Estimates for hardware requirements?

From: Dani Eder (danielravennest@yahoo.com)
Date: Wed Nov 14 2001 - 10:04:51 MST


IBM has announced:
http://www.research.ibm.com/resources/news/20011109_bluegene.shtml

the first computer to be built over the threshhold
of Moravec's estimate of human-equivalent processing
power (200 TFlops for Blue Gene/L vs. Moravec's
figure of 100 TFlops).

In light of that, is it time to start thinking about
the rest of the system required to develop the seed
AI?
The software is necessary, but not sufficient for
a complete system.

I can see at least three levels of computer set-ups
that might be required:

(1) Workstation(s) to do code development on
(2) Test system to test parts of the seed AI code
    or early stages of it's run
(3) Full system capable of getting to
super-intelligence.

For the first level, a specially designed system
probably isn't required. But for the second &
third, a complete system will require thinking
about:

- Core computer hardware requirements (Flops,
RAM, disk capacity, internal and external data
transfer rates)

- Interfaces or barriers to the outside world

- Facility support (floor space, UPS, electrical
and HVAC to support your 1000 linux box cluster
or whatever)

- Staff

- Procedures (do you do daily backups? what do
you do if the console operator starts acting like
a zombie? etc.)

In any engineering project, the first question is
what are the requirements for the project. So my
question for the list is has anyone got a better
estimate on the hardware requirements than the ones
based on human brain capacity (which range from
100 - 100,000 TFlops depending on who you ask)?

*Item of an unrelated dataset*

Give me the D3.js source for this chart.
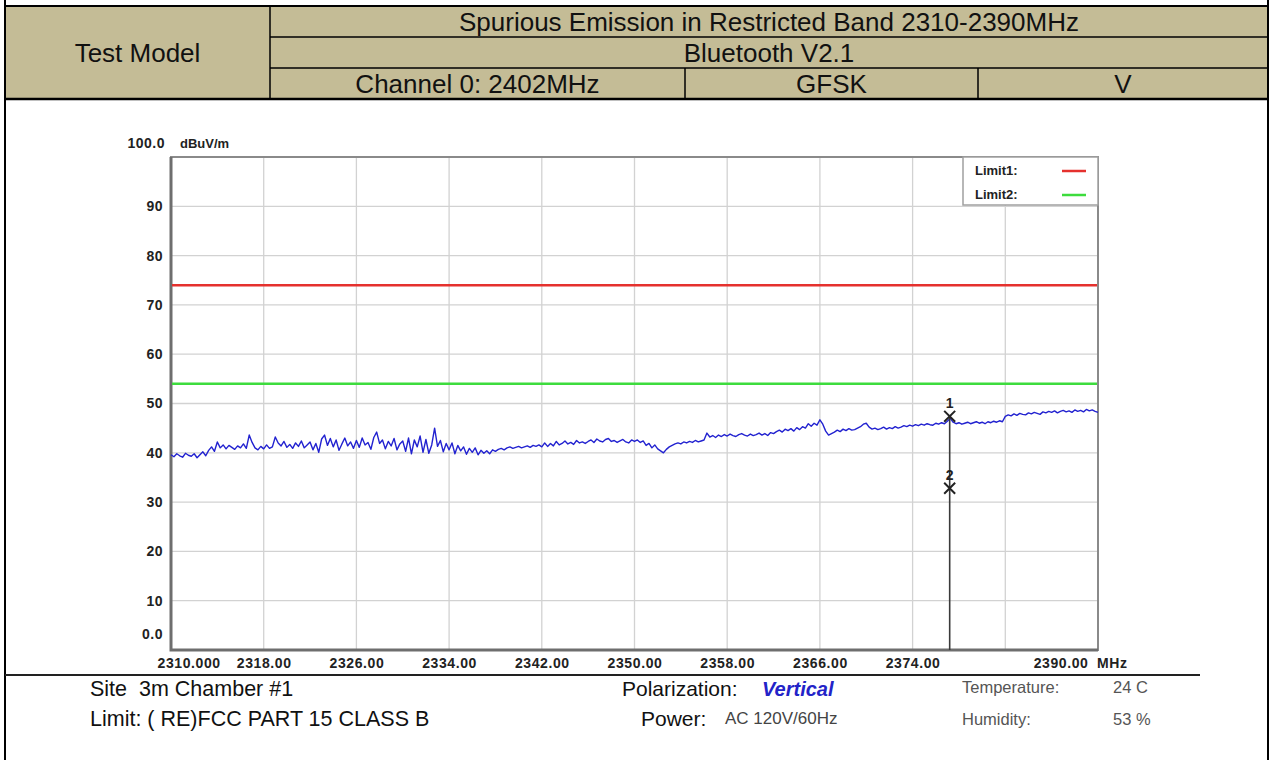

If you have multiple approaches to AI, even a
rough estimate of the requirements can help guide
what you do now. For example, say the CYC-like
approach of feeding in millions of bits of
knowledge takes 1 TFlop to run, and a neuron
simulation takes 1000 TFlop to run. Given
limited financial resources, you might not even
have to start development of the latter for
5 years, since the hardware won't be affordable
for 10 years. That means you can spend the next
5 years on the former approach on the chance it
might work, rather than just waiting for the
hardware to get cheap enough for the latter.

That's a simplistic example, but I hope it gets
the point across that there is value in even a
rough estimate of the requirements of an AI.